A pesar de la insistencia sensiblera de la prensa en la crisi, el problema era que el rey había dejado de encarnar las ilusiones de los españoles y que ya no era imprescindible para nadie. Juan Carlos no había tenido ni la habilidad, ni la posibilidad, de modernizar su imagen, y las estrategias populacheras que le habían permitido sobrevivir al desmantelamiento del franquismo y a las presiones de Aznar se giraron en su contra.

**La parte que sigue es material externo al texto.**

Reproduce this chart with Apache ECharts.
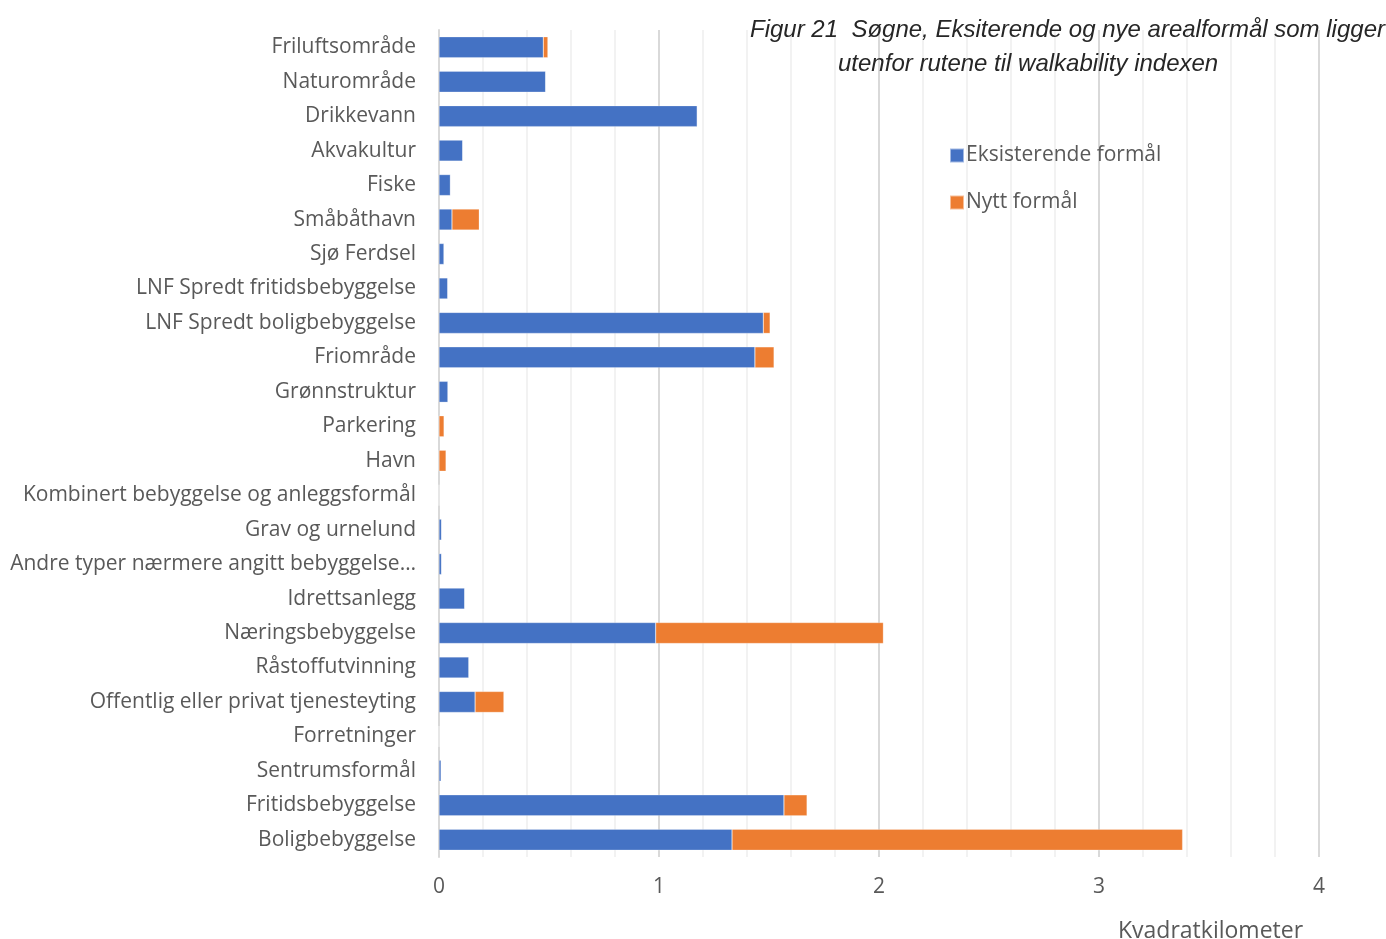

Convertido en el cabeza de turco de la España que había promovido, en junio de 2014 abdicó en favor de su hijo Felipe VI. El nuevo rey es más elegante y tiene más estudios que su padre, pero no parece tan humano, ni tan moderno respecto a su tiempo. En su aire severo hay una dureza que hace pensar en los príncipes de las democracias frágiles de los países del oriente medio. Aun así, mientras la prensa esté distraída con las viejas juergas de su padre, tendrá margen para ir tirando.

Como Jordi Pujol, parece que Juan Carlos I se ha convertido en el chivo expiatorio de su propia obra política. Mientras los periodistas hablan de Bárbara Rey, los detalles del 23F y algunos entramados económicos quedan en un segundo plano. El juez Vidal decía en una de sus conferencias que políticos del PP y el PSOE le habían preguntado si Catalunya aceptaría una monarquía compuesta.

Las informaciones que van saliendo de unos años acá sobre la vida personal del rey emérito también podrían ser una amenaza implícita a Felipe VI para atarlo bien ante el independentismo. Al fin y al cabo, allí en Castilla siempre se han creído que el rey de España era suyo y sólo suyo. Como sea, el descrédito personal es un precio modesto para proteger el valor simbólico de una monarquia centenaria que zozobra i que, igual que cuando fue restaurada, ahora mismo no superaria un plebiscito.